Разумеется, их занимали не только подобного рода прихотливые вмешательства в текст. Они классифицировали, делили на книги, переписывали, аннотировали — а материал беспрерывно прирастал, и они сами, с их монуменальными комментариями, способствовали его росту. Мало кто знал библиотеку досконально, во всех ее частях, во всех артериях. На одном из поэтических состязаний, которые регулярно проводились при Птолемеях, — дело было уже во времена Эвергета — нужно было пополнить состав жюри и к шести судьям добавить седьмого; правитель обратился к самым видным сотрудникам Мусея, и те сообщили ему, что существует ученый по имени Аристофан, родом из Византия: этот эрудит, по их словам, «ежедневно, целыми днями только и делает, что внимательно читает и перечитывает все книги библиотеки, по порядку». Соответственно, порядок этот Аристофан изучил в совершенстве. В чем все и убедились чуть позже: чтобы разоблачить плагиаторов, которым едва не вручили высшие награды, он вскочил с места и, «доверяясь собственной памяти» (так пишет Витрувий, рассказавший этот эпизод), тут же отправился к полкам, «хорошо ему известным», и в скором времени объявился, потрясая оригинальными текстами, которые те плагиаторы пытались выдать за собственные.
Общую классификацию попытался осуществить Каллимах, составивший «Каталоги», разделенные по жанрам и соответствующие тем или иным разделам библиотеки: «Каталог авторов, блеснувших в отдельных отраслях» — так назывался каталог, занявший добрых сто двадцать свитков. Этот каталог так или иначе систематизировал свитки. Но он не был ни в коем случае ни картой, ни указателем. Лишь гораздо позже, во времена Дидима, таковые были составлены. «Каталогами» Каллимаха мог пользоваться человек, и без того знающий библиотеку. Кроме того, основанный на критерии, понуждавшем перечислять только тех авторов, которые «блеснули» в том или ином жанре, перечень Каллимаха представлял собой выборку, пусть даже очень обширную, из полного каталога. Эпики, трагики, комедиографы, историки, врачи, риторы, законоведы, разное — вот некоторые из рубрик; шесть разделов поэзии, пять прозы.

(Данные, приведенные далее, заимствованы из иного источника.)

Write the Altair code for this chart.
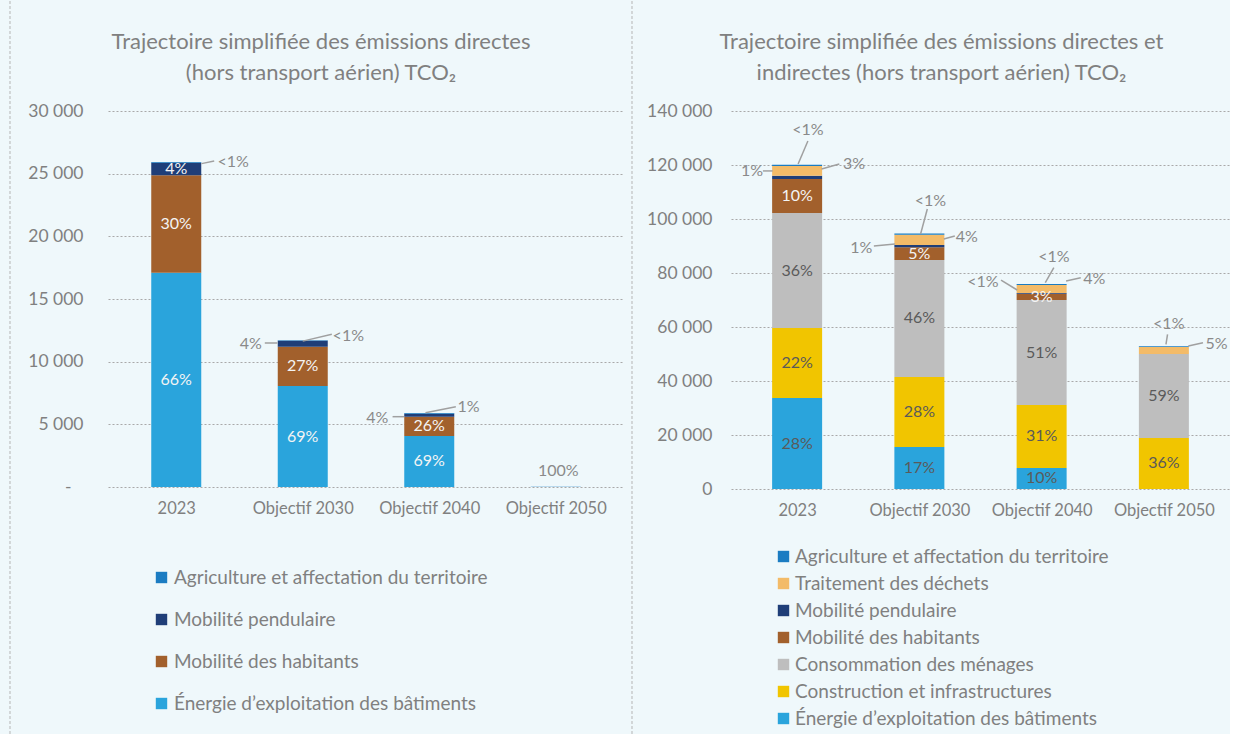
import json
import altair as alt
import pandas as pd

FONT = "Lato"
GREY = "#808080"
BG = "#eff8fb"

categories = ["2023", "Objectif 2030", "Objectif 2040", "Objectif 2050"]

AGR = "Agriculture et affectation du territoire"
DEC = "Traitement des déchets"
PEN = "Mobilité pendulaire"
HAB = "Mobilité des habitants"
CON = "Consommation des ménages"
CST = "Construction et infrastructures"
ENE = "Énergie d’exploitation des bâtiments"

colors = {
    AGR: "#1b7cc2",
    DEC: "#f3bb68",
    PEN: "#1f3e78",
    HAB: "#a2602c",
    CON: "#bebebe",
    CST: "#f1c500",
    ENE: "#2aa4dc",
}

# ---------- Left chart: direct emissions (tCO2) ----------
left_stack = [ENE, HAB, PEN, AGR]            # bottom -> top
left_legend = [AGR, PEN, HAB, ENE]
left_values = {
    ENE: [17100, 8050, 4070, 0],
    HAB: [7770, 3150, 1530, 0],
    PEN: [1000, 470, 240, 0],
    AGR: [60, 40, 60, 10],
}
left_labels = {
    ENE: ["66%", "69%", "69%", ""],
    HAB: ["30%", "27%", "26%", ""],
    PEN: ["4%", "", "", ""],
    AGR: ["", "", "", ""],
}
left_ann_x = [0.45, 0.59, 1.36, 1.59, 2.31, 3.02]
left_ann_y = [25930, 11410, 12050, 5530, 6400, 1280]
left_ann_t = ["<1%", "4%", "<1%", "4%", "1%", "100%"]
left_ln_x = [0.20, 0.70, 1.00, 1.71, 1.97]
left_ln_y = [25800, 11490, 11640, 5610, 5930]
left_ln_x2 = [0.30, 0.80, 1.23, 1.80, 2.21]
left_ln_y2 = [26010, 11490, 12180, 5610, 6400]

# ---------- Right chart: direct + indirect emissions (tCO2) ----------
right_stack = [ENE, CST, CON, HAB, PEN, DEC, AGR]
right_legend = [AGR, DEC, PEN, HAB, CON, CST, ENE]
right_values = {
    ENE: [33700, 15600, 7800, 0],
    CST: [25900, 25900, 23300, 18900],
    CON: [42600, 43300, 38900, 31100],
    HAB: [12600, 4700, 2300, 0],
    PEN: [1200, 900, 300, 0],
    DEC: [3600, 3800, 3000, 2600],
    AGR: [500, 400, 300, 300],
}
right_labels = {
    ENE: ["28%", "17%", "10%", ""],
    CST: ["22%", "28%", "31%", "36%"],
    CON: ["36%", "46%", "51%", "59%"],
    HAB: ["10%", "5%", "3%", ""],
    PEN: ["", "", "", ""],
    DEC: ["", "", "", ""],
    AGR: ["", "", "", ""],
}
right_ann_x = [0.088, -0.369, 0.465, 1.09, 0.525, 1.387, 1.52, 2.10, 2.43, 3.04, 3.43]
right_ann_y = [132970, 117800, 120500, 106680, 89380, 93340, 76670, 85930, 77680, 61230, 53600]
right_ann_t = ["<1%", "1%", "3%", "<1%", "1%", "4%", "<1%", "<1%", "4%", "<1%", "5%"]
right_ln_x = [0.008, -0.28, 0.20, 0.628, 1.01, 1.20, 1.668, 2.03, 2.20, 3.017, 3.20]
right_ln_y = [120380, 117800, 118530, 90000, 94450, 92600, 77400, 76400, 77040, 53600, 52970]
right_ln_x2 = [0.088, -0.20, 0.345, 0.80, 1.065, 1.29, 1.80, 2.10, 2.32, 3.03, 3.32]
right_ln_y2 = [128900, 117800, 120380, 90750, 103700, 93700, 73700, 82000, 78260, 57300, 54200]


def build_df(stack, values, labels, white_series):
    rows = []
    for i, cat in enumerate(categories):
        base = 0
        for s in stack:
            v = values[s][i]
            rows.append({
                "cat": cat, "idx": i, "series": s, "value": v,
                "y0": base, "y1": base + v, "mid": base + v / 2,
                "label": labels[s][i],
                "lblcolor": "#f4f4f4" if s in white_series else "#5a5a5a",
            })
            base += v
    return pd.DataFrame(rows)


def panel(df, ann, lines, legend_order, width, height, ymax, ystep, title, dx,
          label_pad, zero_pad, legend_x, legend_y, row_pad, label_off, zero_label, extra=None):
    xscale = alt.Scale(domain=[-0.5, 3.5], nice=False, zero=False)
    yscale = alt.Scale(domain=[0, ymax], nice=False)
    label_expr = json.dumps(categories) + "[datum.value]"
    xaxis = alt.Axis(values=[0, 1, 2, 3], labelExpr=label_expr, title=None, ticks=False,
                     domain=False, grid=False, labelFontSize=16.5, labelColor=GREY,
                     labelFont=FONT, labelPadding=13)
    yaxis = alt.Axis(values=list(range(0, ymax + 1, ystep)),
                     labelExpr="datum.value == 0 ? " + json.dumps(zero_label) +
                               " : replace(format(datum.value, ','), ',', ' ')",
                     title=None, ticks=False, domain=False, grid=True,
                     gridColor="#a9a9a9", gridDash=[2, 2], gridWidth=1,
                     labelFontSize=17.5, labelColor=GREY, labelFont=FONT,
                     labelPadding={"condition": {"test": "datum.value == 0", "value": zero_pad},
                                   "value": label_pad})
    base = alt.Chart(df)
    bars = base.mark_bar(size=50).encode(
        x=alt.X("idx:Q", scale=xscale, axis=xaxis),
        y=alt.Y("y0:Q", scale=yscale, axis=yaxis),
        y2="y1:Q",
        color=alt.Color(
            "series:N",
            scale=alt.Scale(domain=legend_order, range=[colors[s] for s in legend_order]),
            legend=alt.Legend(title=None, orient="none", legendX=legend_x, legendY=legend_y,
                              direction="vertical", symbolType="square", symbolSize=130,
                              symbolStrokeWidth=0, labelFontSize=19, labelColor=GREY,
                              labelFont=FONT, rowPadding=row_pad, labelOffset=label_off,
                              labelLimit=0),
        ),
    )
    inner = base.transform_filter("datum.label != ''").mark_text(
        fontSize=16, font=FONT).encode(
        x="idx:Q", y="mid:Q", text="label:N",
        color=alt.Color("lblcolor:N", scale=None))
    lead = alt.Chart(lines).mark_rule(color="#a0a0a0", strokeWidth=1.5).encode(
        x="x:Q", y="y:Q", x2="x2:Q", y2="y2:Q")
    outer = alt.Chart(ann).mark_text(fontSize=16, font=FONT, color="#8a8a8a").encode(
        x="x:Q", y="y:Q", text="t:N")
    top_pin = alt.Chart(pd.DataFrame({"d": [0]})).mark_rule(color=BG, strokeWidth=1).encode(
        x=alt.value(0), x2=alt.value(2), y=alt.value(-110))
    layers = [bars, inner, lead, outer, top_pin]
    if extra:
        layers += extra
    return alt.layer(*layers).properties(
        width=width, height=height,
        title=alt.TitleParams(text=title, fontSize=22, color=GREY, font=FONT,
                              fontWeight="normal", anchor="middle", frame="group",
                              offset=-84, dx=dx, lineHeight=31),
    )


left_df = build_df(left_stack, left_values, left_labels, set(left_stack))
right_df = build_df(right_stack, right_values, right_labels, {HAB, PEN})

left_ann = pd.DataFrame({"x": left_ann_x, "y": left_ann_y, "t": left_ann_t})
left_lines = pd.DataFrame({"x": left_ln_x, "y": left_ln_y, "x2": left_ln_x2, "y2": left_ln_y2})
right_ann = pd.DataFrame({"x": right_ann_x, "y": right_ann_y, "t": right_ann_t})
right_lines = pd.DataFrame({"x": right_ln_x, "y": right_ln_y, "x2": right_ln_x2, "y2": right_ln_y2})

# decorations: page frame line on the left and the separator between the two charts
sep = alt.Chart(pd.DataFrame({"d": [0]})).mark_rule(
    color="#b5b5b5", strokeDash=[3, 2], strokeWidth=1).encode(
    x=alt.value(524), y=alt.value(-110), y2=alt.value(624))
frame = alt.Chart(pd.DataFrame({"d": [0]})).mark_rule(
    color="#b5b5b5", strokeDash=[3, 2], strokeWidth=1).encode(
    x=alt.value(-98), y=alt.value(-110), y2=alt.value(624))
pin = alt.Chart(pd.DataFrame({"d": [0]})).mark_rule(color=BG, strokeWidth=1).encode(
    x=alt.value(-107), x2=alt.value(-100), y=alt.value(-110))

left = panel(left_df, left_ann, left_lines, left_legend, 516, 376, 30000, 5000,
             ["Trajectoire simplifiée des émissions directes",
              "(hors transport aérien) TCO₂"], -45, 25, 37, 44, 457, 22, 3,
             "-", extra=[sep, frame, pin])
right = panel(right_df, right_ann, right_lines, right_legend, 499, 378, 140000, 20000,
              ["Trajectoire simplifiée des émissions directes et",
               "indirectes (hors transport aérien) TCO₂"], -39, 19, 19, 43, 436, 7, 2, "0")

chart = alt.hconcat(left, right, spacing=107, bounds="flush").resolve_scale(
    color="independent", x="independent", y="independent"
).configure(
    background=BG, padding=0
).configure_view(stroke=None)

chart.save("out.html", embed_options={"renderer": "svg", "actions": False})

Дух Аристотеля веял между теми полками, среди разложенных по порядку свитков с тех самых пор, как Деметрий воплотил идею учителя: община ученых, изолированная от внешнего мира, располагающая полной библиотекой и местом поклонения музам. Связь еще более окрепла за время долгого пребывания Стратона при александрийском дворе. «Метод и гений Аристотеля, — писал один ученый француз, — предшествовали организации библиотеки». Тем не менее именно полки, предназначенные для его трудов, являли собой жалкое зрелище: почти исключительно произведения, обнародованные Аристотелем при его жизни, между которыми могла затесаться какая-нибудь фальшивка, которую потом было очень трудно разоблачить. И — почти ничего из основополагающих «Трактатов», как их называли ученики. Отсутствие этих трактатов тем более бросалось в глаза, что начинали уже циркулировать списки, голые перечни заглавий, составленные в кругах, близких к школе, и обнаруживавшие, не оставляя места для сомнений или иллюзий, надувательство Нелея. Кроме того, само обилие списков увеличивало риск заполучить фальшивки, тем более что — как несколько веков спустя отмечал такой несравненный знаток, как Иоанн Филопон, — имелись в наличии произведения с тем же названием, но других авторов (Евдем, Фаний, сам Теофраст, если перечислить только самых известных), а также и произведения других Аристотелей, которых с великой поспешностью путали со Стагиритом. Не говоря уже о мании собирать все, что касается Аристотеля, которая обуревала Эвергета: с ней, как говорили, могла сравниться только страсть царя Ливии к собиранию текстов Пифагора.
Однако аристотелевская доктрина, особенно литературно-критическая, не говоря уже о технике жизнеописания, — последнюю, можно сказать, изобрели перипатетики — была широко известна, хотя бы из переработок, принадлежащих школе, начиная с трактатов самого Деметрия «Об Илиаде», «Об Одиссее», «О Гомере». Строго говоря, в этой области Аристотель разработал единственную систематизацию, основанную — в чем и состоит ее ценность — не на смутных прозрениях, но на собрании текстов. Тех, разумеется, какие ему удалось собрать. Совсем иной метод, не похожий на экстравагантный подход его учителя Платона, который отрицал поэзию, но кто знает, скольких поэтов прочел, если, желая заполучить стихотворения Антимаха, дожидался несколько месяцев, пока ему не привезли экземпляр из Малой Азии.